Write out all the data again, exactly as it stands.

* Begin *

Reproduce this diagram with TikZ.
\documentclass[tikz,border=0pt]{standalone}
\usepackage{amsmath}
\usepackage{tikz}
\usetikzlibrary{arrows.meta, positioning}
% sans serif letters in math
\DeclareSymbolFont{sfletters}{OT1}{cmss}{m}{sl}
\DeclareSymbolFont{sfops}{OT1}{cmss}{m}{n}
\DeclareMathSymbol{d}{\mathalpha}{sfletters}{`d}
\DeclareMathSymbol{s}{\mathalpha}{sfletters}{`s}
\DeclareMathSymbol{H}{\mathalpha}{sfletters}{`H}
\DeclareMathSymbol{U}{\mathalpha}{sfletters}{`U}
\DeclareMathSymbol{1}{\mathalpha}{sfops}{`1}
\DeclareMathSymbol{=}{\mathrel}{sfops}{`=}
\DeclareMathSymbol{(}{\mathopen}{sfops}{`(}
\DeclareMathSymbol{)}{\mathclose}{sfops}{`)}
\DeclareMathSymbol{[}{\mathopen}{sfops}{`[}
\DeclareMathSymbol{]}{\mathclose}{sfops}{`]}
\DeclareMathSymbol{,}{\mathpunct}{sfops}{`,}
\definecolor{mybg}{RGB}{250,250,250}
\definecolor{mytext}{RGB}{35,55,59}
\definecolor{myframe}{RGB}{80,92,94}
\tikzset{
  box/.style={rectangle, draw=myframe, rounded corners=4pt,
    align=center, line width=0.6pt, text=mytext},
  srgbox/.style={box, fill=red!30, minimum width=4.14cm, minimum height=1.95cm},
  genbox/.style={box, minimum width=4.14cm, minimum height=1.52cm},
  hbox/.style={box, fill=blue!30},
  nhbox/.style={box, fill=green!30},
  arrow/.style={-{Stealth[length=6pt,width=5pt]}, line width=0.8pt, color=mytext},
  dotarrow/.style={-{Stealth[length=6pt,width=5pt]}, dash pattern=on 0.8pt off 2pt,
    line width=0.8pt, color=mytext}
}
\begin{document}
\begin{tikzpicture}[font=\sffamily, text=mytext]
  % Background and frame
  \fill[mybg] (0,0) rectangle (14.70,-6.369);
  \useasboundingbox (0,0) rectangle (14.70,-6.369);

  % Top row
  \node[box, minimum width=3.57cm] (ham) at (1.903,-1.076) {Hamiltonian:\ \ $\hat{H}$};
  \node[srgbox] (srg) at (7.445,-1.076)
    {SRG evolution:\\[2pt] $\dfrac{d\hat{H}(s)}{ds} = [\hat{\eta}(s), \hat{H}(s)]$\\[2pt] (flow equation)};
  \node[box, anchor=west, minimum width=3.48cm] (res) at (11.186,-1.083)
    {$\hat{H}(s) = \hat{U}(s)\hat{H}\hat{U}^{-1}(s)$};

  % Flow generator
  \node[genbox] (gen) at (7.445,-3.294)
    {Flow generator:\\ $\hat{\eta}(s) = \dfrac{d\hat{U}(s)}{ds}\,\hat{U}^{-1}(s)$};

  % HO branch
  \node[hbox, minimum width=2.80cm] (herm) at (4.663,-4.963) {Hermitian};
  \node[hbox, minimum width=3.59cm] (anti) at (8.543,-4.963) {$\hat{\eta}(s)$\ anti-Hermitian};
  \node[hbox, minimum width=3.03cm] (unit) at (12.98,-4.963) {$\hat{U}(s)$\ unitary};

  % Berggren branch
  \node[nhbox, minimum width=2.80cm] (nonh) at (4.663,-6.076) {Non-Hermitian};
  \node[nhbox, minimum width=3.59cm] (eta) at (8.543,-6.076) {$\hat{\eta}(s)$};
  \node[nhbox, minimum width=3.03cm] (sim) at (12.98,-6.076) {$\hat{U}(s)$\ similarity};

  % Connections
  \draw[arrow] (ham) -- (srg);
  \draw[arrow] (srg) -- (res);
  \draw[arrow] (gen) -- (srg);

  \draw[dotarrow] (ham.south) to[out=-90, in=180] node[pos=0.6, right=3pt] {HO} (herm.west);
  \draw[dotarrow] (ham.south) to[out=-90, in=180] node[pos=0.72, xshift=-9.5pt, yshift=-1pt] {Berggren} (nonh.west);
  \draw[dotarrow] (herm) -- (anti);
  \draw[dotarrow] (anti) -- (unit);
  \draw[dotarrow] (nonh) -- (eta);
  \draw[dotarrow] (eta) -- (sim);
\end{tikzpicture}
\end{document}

* End *

**EXERCISE ANSWER**
Reproduce this diagram with TikZ.
\documentclass[tikz,border=0pt]{standalone}
\usepackage{amsmath}
\usepackage{tikz}
\usetikzlibrary{arrows.meta, positioning}
% sans serif letters in math
\DeclareSymbolFont{sfletters}{OT1}{cmss}{m}{sl}
\DeclareSymbolFont{sfops}{OT1}{cmss}{m}{n}
\DeclareMathSymbol{d}{\mathalpha}{sfletters}{`d}
\DeclareMathSymbol{s}{\mathalpha}{sfletters}{`s}
\DeclareMathSymbol{H}{\mathalpha}{sfletters}{`H}
\DeclareMathSymbol{U}{\mathalpha}{sfletters}{`U}
\DeclareMathSymbol{1}{\mathalpha}{sfops}{`1}
\DeclareMathSymbol{=}{\mathrel}{sfops}{`=}
\DeclareMathSymbol{(}{\mathopen}{sfops}{`(}
\DeclareMathSymbol{)}{\mathclose}{sfops}{`)}
\DeclareMathSymbol{[}{\mathopen}{sfops}{`[}
\DeclareMathSymbol{]}{\mathclose}{sfops}{`]}
\DeclareMathSymbol{,}{\mathpunct}{sfops}{`,}
\definecolor{mybg}{RGB}{250,250,250}
\definecolor{mytext}{RGB}{35,55,59}
\definecolor{myframe}{RGB}{80,92,94}
\tikzset{
  box/.style={rectangle, draw=myframe, rounded corners=4pt,
    align=center, line width=0.6pt, text=mytext},
  srgbox/.style={box, fill=red!30, minimum width=4.14cm, minimum height=1.95cm},
  genbox/.style={box, minimum width=4.14cm, minimum height=1.52cm},
  hbox/.style={box, fill=blue!30},
  nhbox/.style={box, fill=green!30},
  arrow/.style={-{Stealth[length=6pt,width=5pt]}, line width=0.8pt, color=mytext},
  dotarrow/.style={-{Stealth[length=6pt,width=5pt]}, dash pattern=on 0.8pt off 2pt,
    line width=0.8pt, color=mytext}
}
\begin{document}
\begin{tikzpicture}[font=\sffamily, text=mytext]
  % Background and frame
  \fill[mybg] (0,0) rectangle (14.70,-6.369);
  \useasboundingbox (0,0) rectangle (14.70,-6.369);

  % Top row
  \node[box, minimum width=3.57cm] (ham) at (1.903,-1.076) {Hamiltonian:\ \ $\hat{H}$};
  \node[srgbox] (srg) at (7.445,-1.076)
    {SRG evolution:\\[2pt] $\dfrac{d\hat{H}(s)}{ds} = [\hat{\eta}(s), \hat{H}(s)]$\\[2pt] (flow equation)};
  \node[box, anchor=west, minimum width=3.48cm] (res) at (11.186,-1.083)
    {$\hat{H}(s) = \hat{U}(s)\hat{H}\hat{U}^{-1}(s)$};

  % Flow generator
  \node[genbox] (gen) at (7.445,-3.294)
    {Flow generator:\\ $\hat{\eta}(s) = \dfrac{d\hat{U}(s)}{ds}\,\hat{U}^{-1}(s)$};

  % HO branch
  \node[hbox, minimum width=2.80cm] (herm) at (4.663,-4.963) {Hermitian};
  \node[hbox, minimum width=3.59cm] (anti) at (8.543,-4.963) {$\hat{\eta}(s)$\ anti-Hermitian};
  \node[hbox, minimum width=3.03cm] (unit) at (12.98,-4.963) {$\hat{U}(s)$\ unitary};

  % Berggren branch
  \node[nhbox, minimum width=2.80cm] (nonh) at (4.663,-6.076) {Non-Hermitian};
  \node[nhbox, minimum width=3.59cm] (eta) at (8.543,-6.076) {$\hat{\eta}(s)$};
  \node[nhbox, minimum width=3.03cm] (sim) at (12.98,-6.076) {$\hat{U}(s)$\ similarity};

  % Connections
  \draw[arrow] (ham) -- (srg);
  \draw[arrow] (srg) -- (res);
  \draw[arrow] (gen) -- (srg);

  \draw[dotarrow] (ham.south) to[out=-90, in=180] node[pos=0.6, right=3pt] {HO} (herm.west);
  \draw[dotarrow] (ham.south) to[out=-90, in=180] node[pos=0.72, xshift=-9.5pt, yshift=-1pt] {Berggren} (nonh.west);
  \draw[dotarrow] (herm) -- (anti);
  \draw[dotarrow] (anti) -- (unit);
  \draw[dotarrow] (nonh) -- (eta);
  \draw[dotarrow] (eta) -- (sim);
\end{tikzpicture}
\end{document}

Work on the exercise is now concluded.